Today Red Oak students, teachers, and parent volunteers spent time in the King-Lincoln District just east of downtown. Throughout the 20th century, King-Lincoln was the cultural and commercial heart of the African American community in Columbus. Visiting with arts professionals at King Arts Complex and Lincoln Theater, then spending time at the Long Street Bridge Cultural Wall, we learned about the artists and activists who brought life to the area in the past, and those working there today.
We started our day at the King Arts Complex…
After lunch we were all ready for a walk to the Lincoln Theater. First built in 1928, the theater was shuttered for 3 decades before former Mayor Michael Coleman and a group of supporters raised funds to renovate it. Today it is a cultural destination for performances, classes, and special events of all kinds. The building also serves as the home of Harmony Project (which you should look up if you aren’t familiar with it!).

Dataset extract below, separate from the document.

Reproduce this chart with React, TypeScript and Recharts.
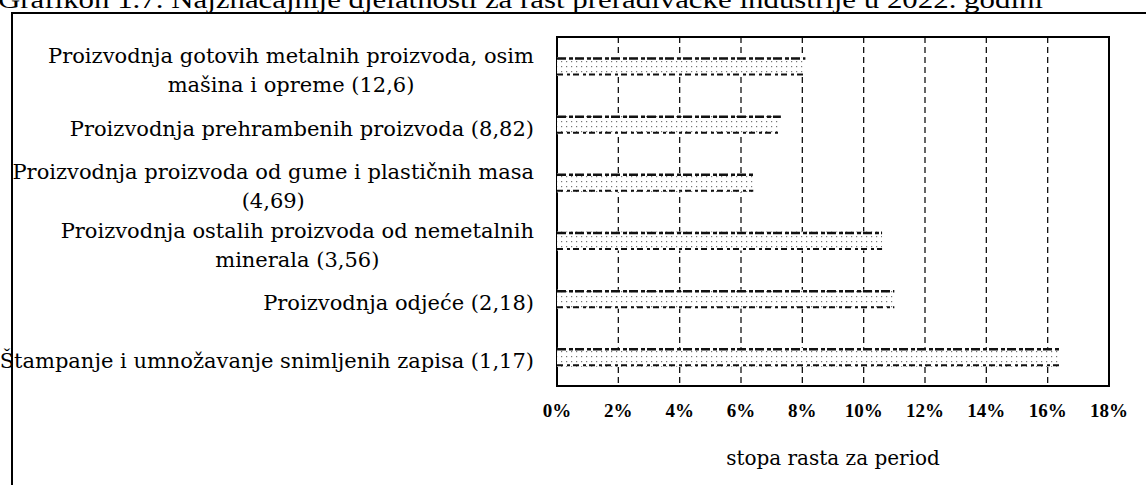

After touring the theater’s ballroom - where various social and military groups like the Tuskegee Airmen held dances in earlier times - classrooms, and the practice spaces, we were ready for another walk. Just down the block from the theater we strolled along the Long Street bridge. This spot is well worth a visit, featuring historic photographs and block print portraits celebrating people and places who made an impact and left a legacy on King-Lincoln and beyond.
As always, we’re grateful to our school staff and parent volunteers for organizing this opportunity and to Mother Nature for limiting the rain while we were outdoors.